In their respective media, both Van Gogh and Hopkins bypassed the rules in order to seize the indwelling essence of the object being represented. What Van Gogh did with paint, Hopkins did with words, contravening the rules of standard English in order to seize a poetic experience. If a conjunction or standard mode of expression got in the way, out it went. The result was poetry that was immediate, irreducible and untranslatable.

The analogy above was with post-impressionist art, but Hopkins’s poetry can also be considered as a form of music with words as the notes. Hopkins liked to use the word “explode” to describe what he desired his poems to do. The sound that the words made was part of the total experience, such that the meaning could only be conveyed by those words, and not in any other way. Meaning, to Hopkins, had to be felt as well as understood.

A typical example 

To take an example, consider the opening of “The Windhover” (subtitled “To Christ our Lord”):


“I caught this morning morning’s minion, king-
dom of daylight’s dauphin, dapple-dawn-drawn Falcon, in his riding
Of the rolling level underneath him steady air, and striding
High there, how he rung upon the rein of a wimpling wing
In his ecstasy! …”


It would be a crime to analyse these lines, because they must make their impact on the reader as they stand, and each reader will hear the words differently, just as they will hear a piece of music in their own way, without the need for an academic gloss.
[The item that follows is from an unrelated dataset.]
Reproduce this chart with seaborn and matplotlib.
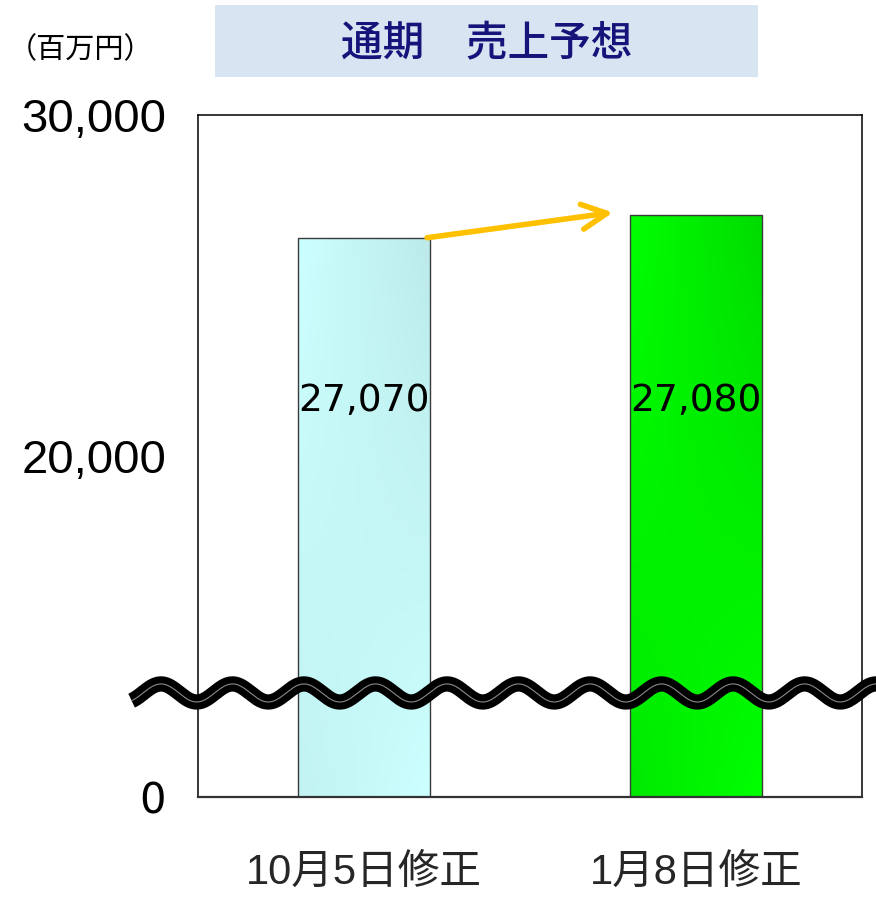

It is also a crime to present only part of a Hopkins poem, because the “explosion” is the result of the total impact of the poem. Hopkins often uses language as a means of preventing meaning from escaping prematurely before the total expression has been achieved.

However, a few comments can be offered as regards “The Windhover” in terms of indicating its features of originality.

One aspect is Hopkins’s melding of meaning between the sacred and the profane. Apart from the opening subtitle, there is no mention of the name of Christ in the rest of the poem, the closest being “O my chevalier!” towards the end. But this is an intensely Christian poem all the same. The poem is about the flight of a falcon, but within the first two lines it is representative of the Trinity, as “king”, “minion” and “dauphin”, ruler, servant and heir.

Sprung rhythm 

The poem is also an exemplar of another original feature of Hopkins’s poetry, namely “sprung rhythm”. The second, third and fourth lines contain 16, 15 and 12 syllables respectively, but each can be read as having five stresses. This is therefore a form of syncopation, a series of rhythmic pulses that here represent the beats of the bird’s wings.

This diction has a clear connection to musical rhythm, in which the number of notes can vary while the beat stays the same, and its syncopated nature is highly reminiscent of ragtime, which would have been familiar to many of the first readers of Hopkins’s poems in the early 20th century.

Hopkins’s own view of sprung rhythm was that it was the rhythm of speech, unforced and natural. It was therefore the most emphatic of all possible rhythms in terms of conveying feeling and meaning. It is also significant that Hopkins spent several years as a Jesuit teacher in North Wales, where he learnt Welsh and became enchanted by the musical nature of Welsh poetry and the lilt of the Welsh speaking voice.

His use of alliteration, which is very evident in “The Windhover” is also reminiscent of Welsh poetry. It is interesting to compare this poem, for example, with the opening lines of “Under Milk Wood” by the much later Anglo-Welsh poet Dylan Thomas:


“To begin at the beginning: It is spring, moonless night in the small town, starless and bible-black, the cobblestreets silent and the hunched, courters'-and-rabbits' wood limping invisible down to the sloeblack, slow, black, crowblack, fishingboatbobbing sea.”


The influences on Thomas could have been both Hopkins himself and the common thread of Welsh tradition.

It should also be noted that sprung rhythm owed much to the Anglo-Saxon tradition, with which Hopkins was familiar. It must also be stressed that Hopkins wished his poetry to be read aloud rather than on the page. This accorded with the bardic tradition both of the Celts and the Anglo-Saxons, and it is ironic that so few of his own poems found an audience in his lifetime. Hopkins would have appreciated the medium of radio, which was of course how “Under Milk Wood”, a “play for voices”, was first made public.

It has to be admitted that not all of Hopkins’s poetry was of uniformly high quality, and he was quite capable of writing poorly, mainly through trying too hard. However, Hopkins’s greatest achievement was to break out of both the elegiac mode of Victorian poetry, as exemplified by Tennyson, and the mode of nature poetry typified by Wordsworth. These two giants dominated the Victorian poetry scene, but not Hopkins. His tradition was one that he discovered for himself. Although his truly great poems are not that many in number, they were to prove highly influential in the 20th century and certainly deserve the accolade of originality.